Und schließlich gibt es für die Mitglieder der Bundesregierung eine eigene Regelung, die eine Analogie unnötig macht.

Art. 66 GG betrifft keine Verfassungspositionen

Art. 66 des Grundgesetzes bestimmt nämlich:

Der Bundeskanzler und die Bundesminister dürfen kein anderes besoldetes Amt, kein Gewerbe und keinen Beruf ausüben (…)

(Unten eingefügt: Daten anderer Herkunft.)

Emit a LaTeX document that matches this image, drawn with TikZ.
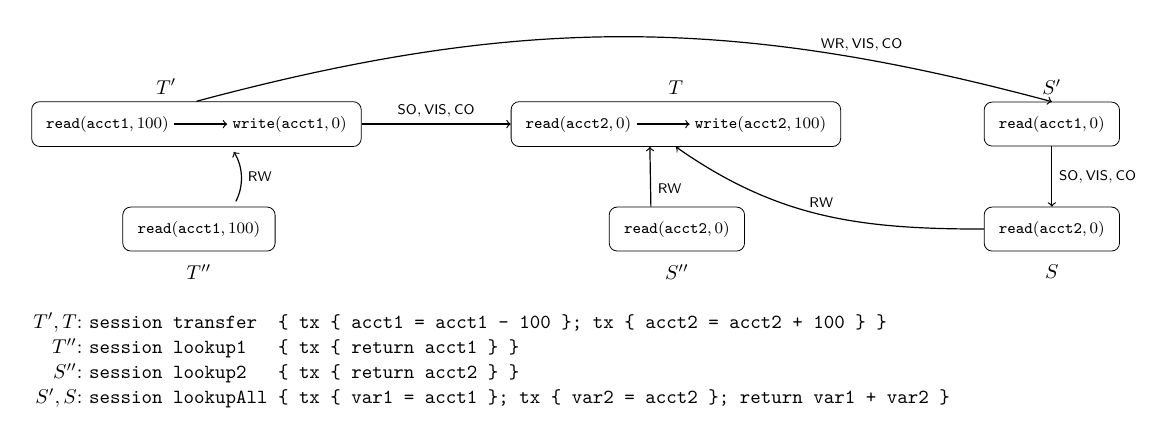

Aus Art. 66 GG ergibt sich eine solche Inkompatibilität aber nicht, weil die Mitgliedschaft in der Landesregierung – jedenfalls nach herrschender Meinung – kein besoldetes Amt ist. Zwar handelt es sich auch um ein Amt, für das ein Lohn („Sold“) bezahlt wird. Das ist hier aber wohl nicht gemeint. Vielmehr soll Art. 66 GG lediglich wirtschaftliche Abhängigkeiten und „Lobbyismus“ verhindern, bezieht sich also auf „Brotberufe“.

Verfassungsämter sind dagegen nicht gemeint, da die Vorschrift nach ihrer Formulierung keine verfassungsrechtlichen Inkompetenzen feststellen will. Würde man dies anders sehen, so müsste man wohl auch Bundestagsmandate unter die „besoldeten Ämter“ fassen, siehe oben.

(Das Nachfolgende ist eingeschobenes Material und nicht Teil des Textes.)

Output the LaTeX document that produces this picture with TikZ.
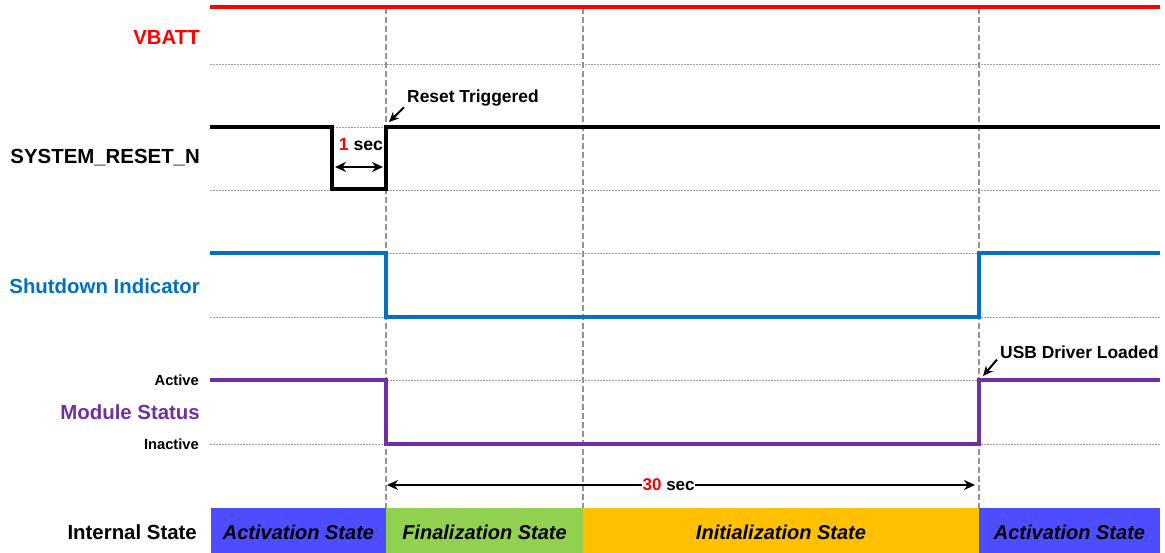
\documentclass[tikz,border=0pt]{standalone}
\usepackage{fontspec}
\setmainfont{Liberation Sans}
\usetikzlibrary{arrows.meta}
\definecolor{vred}{HTML}{FF0000}
\definecolor{sblue}{HTML}{0070C0}
\definecolor{mpurple}{HTML}{7030A0}
\definecolor{actblue}{HTML}{4D4DFF}
\definecolor{fingreen}{HTML}{92D050}
\definecolor{initorange}{HTML}{FFC000}
\begin{document}
\begin{tikzpicture}[x=1pt,y=-1pt,
  lbl/.style={anchor=east, font=\fontsize{20.4}{24}\selectfont\bfseries, inner sep=0pt},
  smalllbl/.style={anchor=east, font=\fontsize{14.7}{17}\selectfont\bfseries, inner sep=0pt},
  note/.style={anchor=west, font=\fontsize{17.4}{20}\selectfont\bfseries, inner sep=0pt},
  gridline/.style={gray!75, line width=0.8pt, dash pattern=on 2pt off 1pt},
  vdash/.style={gray!85, line width=1.2pt, dash pattern=on 6pt off 3pt},
  sig/.style={line width=3.8pt, line join=miter},
  arr/.style={line width=2pt, -{Stealth[length=10pt,width=9pt]}},
  darr/.style={line width=2.8pt, {Stealth[length=11pt,width=10pt]}-{Stealth[length=11pt,width=10pt]}},
  statebox/.style={anchor=north west, inner sep=0pt, outer sep=0pt, minimum height=45pt},
  statetext/.style={inner sep=0pt, font=\fontsize{20}{22}\selectfont\bfseries\itshape}
]
\useasboundingbox (0,0) rectangle (1165,553);

% horizontal reference lines
\foreach \yy in {64,127,190,253,317,380,444}
  \draw[gridline] (210,\yy) -- (1160,\yy);

% vertical time markers
\foreach \xx in {386,583,979}
  \draw[vdash] (\xx,8) -- (\xx,508);

% signal labels
\node[lbl, text=vred] (vbatt) at (200,37) {VBATT};
\node[lbl] (reset) at (200,158) {SYSTEM\_RESET\_N};
\node[lbl, text=sblue] (shut) at (200,286) {Shutdown Indicator};
\node[smalllbl] (active) at (199,380) {Active};
\node[lbl, text=mpurple] (modst) at (200,412) {Module Status};
\node[smalllbl] (inactive) at (199,444) {Inactive};
\node[lbl] (istate) at (197,532) {Internal State};

% waveforms
\draw[vred, line width=4.5pt] (210,7) -- (1160,7);
\draw[sig, black] (210,127) -- (332,127) -- (332,189) -- (386,189) -- (386,127) -- (1160,127);
\draw[sig, sblue] (210,253) -- (386,253) -- (386,317) -- (979,317) -- (979,253) -- (1160,253);
\draw[sig, mpurple] (210,380) -- (386,380) -- (386,444) -- (979,444) -- (979,380) -- (1160,380);

% annotations
\node[note] (rt) at (407,98) {Reset Triggered};
\coordinate (rtpt) at (389,122);
\draw[arr] ([xshift=-3pt,yshift=-1pt]rt.south west) -- (rtpt);

\node[note] (usb) at (1000,352) {USB Driver Loaded};
\coordinate (usbpt) at (983,376);
\draw[arr] ([xshift=-3pt,yshift=-1pt]usb.south west) -- (usbpt);

\node[font=\fontsize{17.6}{20}\selectfont\bfseries, inner sep=0pt] (onesec) at (361,145) {\textcolor{vred}{1} sec};
\coordinate (os1) at (335,167);
\coordinate (os2) at (383,167);
\draw[darr] (os1) -- (os2);

\coordinate (ts1) at (387,485);
\coordinate (ts2) at (975,485);
\draw[darr] (ts1) -- (ts2) node[pos=0.479, fill=white, inner sep=0.5pt, font=\fontsize{17}{20}\selectfont\bfseries] (thirty) {\textcolor{vred}{30} sec};

% internal states
\node[statebox, fill=actblue, minimum width=175pt] (st1) at (211,508) {};
\node[statebox, fill=fingreen, minimum width=197pt] (st2) at (386,508) {};
\node[statebox, fill=initorange, minimum width=396pt] (st3) at (583,508) {};
\node[statebox, fill=actblue, minimum width=181pt] (st4) at (979,508) {};
\node[statetext] (st1t) at ([yshift=-2pt]st1.center) {Activation State};
\node[statetext] (st2t) at ([yshift=-2pt]st2.center) {Finalization State};
\node[statetext] (st3t) at ([yshift=-2pt]st3.center) {Initialization State};
\node[statetext] (st4t) at ([yshift=-2pt]st4.center) {Activation State};
\end{tikzpicture}
\end{document}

§ 4 BMinG als einfaches Gesetz relevant?

Nun gibt es aber noch das Bundesministergesetz. Dessen § 4 besagt:

Ein Mitglied der Bundesregierung kann nicht zugleich Mitglied einer Landesregierung sein.

Trotz seines Namens regelt das Gesetz also nicht nur die Rechtsstellung der Bundesminister, sondern aller Mitglieder der Bundesregierung einschließlich des Bundeskanzlers sowie (teilweise) der Staatssekretäre.

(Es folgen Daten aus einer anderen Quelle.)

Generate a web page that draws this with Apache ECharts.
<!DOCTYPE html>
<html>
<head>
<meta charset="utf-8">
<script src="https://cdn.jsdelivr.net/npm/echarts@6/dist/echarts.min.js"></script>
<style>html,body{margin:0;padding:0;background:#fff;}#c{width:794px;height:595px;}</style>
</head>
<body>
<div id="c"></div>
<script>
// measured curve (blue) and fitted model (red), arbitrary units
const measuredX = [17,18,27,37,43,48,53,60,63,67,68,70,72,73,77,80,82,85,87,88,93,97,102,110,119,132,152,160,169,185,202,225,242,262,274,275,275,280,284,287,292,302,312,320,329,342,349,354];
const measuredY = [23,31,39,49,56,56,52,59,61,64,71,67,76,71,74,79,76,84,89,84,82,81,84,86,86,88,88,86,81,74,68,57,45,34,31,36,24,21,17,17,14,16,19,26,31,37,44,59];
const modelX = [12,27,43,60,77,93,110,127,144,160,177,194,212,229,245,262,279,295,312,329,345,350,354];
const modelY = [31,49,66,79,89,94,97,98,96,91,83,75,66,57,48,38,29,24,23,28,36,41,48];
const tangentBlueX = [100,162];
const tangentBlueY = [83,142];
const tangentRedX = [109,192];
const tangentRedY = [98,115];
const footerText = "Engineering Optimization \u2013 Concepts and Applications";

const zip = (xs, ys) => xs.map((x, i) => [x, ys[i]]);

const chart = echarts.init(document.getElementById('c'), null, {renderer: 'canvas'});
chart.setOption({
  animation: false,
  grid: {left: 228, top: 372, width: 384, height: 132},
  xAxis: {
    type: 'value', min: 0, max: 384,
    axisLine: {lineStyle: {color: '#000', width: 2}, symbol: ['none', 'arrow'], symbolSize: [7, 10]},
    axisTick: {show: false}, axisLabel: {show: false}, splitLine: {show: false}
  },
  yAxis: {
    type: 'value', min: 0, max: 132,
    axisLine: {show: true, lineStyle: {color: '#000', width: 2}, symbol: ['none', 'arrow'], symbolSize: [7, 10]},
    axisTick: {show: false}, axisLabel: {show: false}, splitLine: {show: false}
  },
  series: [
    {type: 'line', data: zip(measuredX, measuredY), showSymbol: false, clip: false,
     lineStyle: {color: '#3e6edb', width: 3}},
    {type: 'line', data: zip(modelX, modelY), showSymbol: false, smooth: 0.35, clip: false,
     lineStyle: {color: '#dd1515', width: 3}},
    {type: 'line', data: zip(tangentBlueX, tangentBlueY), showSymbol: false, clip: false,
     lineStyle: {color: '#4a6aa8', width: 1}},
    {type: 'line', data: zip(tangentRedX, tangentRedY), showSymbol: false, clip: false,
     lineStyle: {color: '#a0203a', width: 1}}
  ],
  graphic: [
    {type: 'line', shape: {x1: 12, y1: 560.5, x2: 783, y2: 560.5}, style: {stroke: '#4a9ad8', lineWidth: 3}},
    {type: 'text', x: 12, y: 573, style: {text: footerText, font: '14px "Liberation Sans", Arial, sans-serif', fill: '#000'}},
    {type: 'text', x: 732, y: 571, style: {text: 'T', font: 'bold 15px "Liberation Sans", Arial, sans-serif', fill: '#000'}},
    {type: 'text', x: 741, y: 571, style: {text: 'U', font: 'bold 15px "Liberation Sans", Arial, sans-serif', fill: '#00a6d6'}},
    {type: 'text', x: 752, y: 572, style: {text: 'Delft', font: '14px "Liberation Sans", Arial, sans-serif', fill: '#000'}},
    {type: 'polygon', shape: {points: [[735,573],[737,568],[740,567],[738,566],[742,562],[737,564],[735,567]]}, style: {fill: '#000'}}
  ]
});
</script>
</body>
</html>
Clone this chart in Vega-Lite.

Problematisch ist hierbei, dass es sich beim BMinG um ein einfaches Gesetz handelt, also um keine Verfassungsnorm. Dieses einfache Gesetz soll aber nun Personen verbieten, ein Verfassungsamt wahrzunehmen. Dies könnte gegen das Grundgesetz verstoßen, da dort die Voraussetzungen für die Erlangung eines Regierungsamts geregelt sind.

Gewaltenteilung als Verfassungsprinzip

Die vertikale Gewaltenteilung ist ein Wesensmerkmal der Föderalismus.
Die vertikale Gewaltenteilung ist ein Wesensmerkmal der Föderalismus.
Insoweit wird vertreten, dass sich Inkompatibilitäten zwischen Land und Bund aus dem Verfassungsrahmen insgesamt ergeben. Denn es besteht eine vertikale Gewaltenteilung – Zuständigkeiten liegen entweder beim Bund oder bei den Ländern, die Verfassungsorgane und Behörden sind gesondert eingerichtet usw. Zudem obliegen dem Bund gewisse Überwachungsfunktionen gegenüber den Ländern (z.B. Art. 84 Abs. 3, Art. 85 Abs. 3 und 4 GG).

Hieraus ergibt sich die Notwendigkeit auch einer personellen Trennung zwischen Bundes- und Landesregierungen im Grundgesetz selbst. Allerdings regelt das Grundgesetz nicht die Reichweite dieser Trennung. Daher konkretisiert das Bundesministergesetz dies und widerspricht somit nicht dem Grundgesetz, sondern legt dieses lediglich aus.

Nach dieser Meinung können Mitglieder der Bundesregierung somit nicht auch Mitgleider einer Landesregierung sein. Verfassungsgerichtlich entschieden ist dies aber bislang nicht.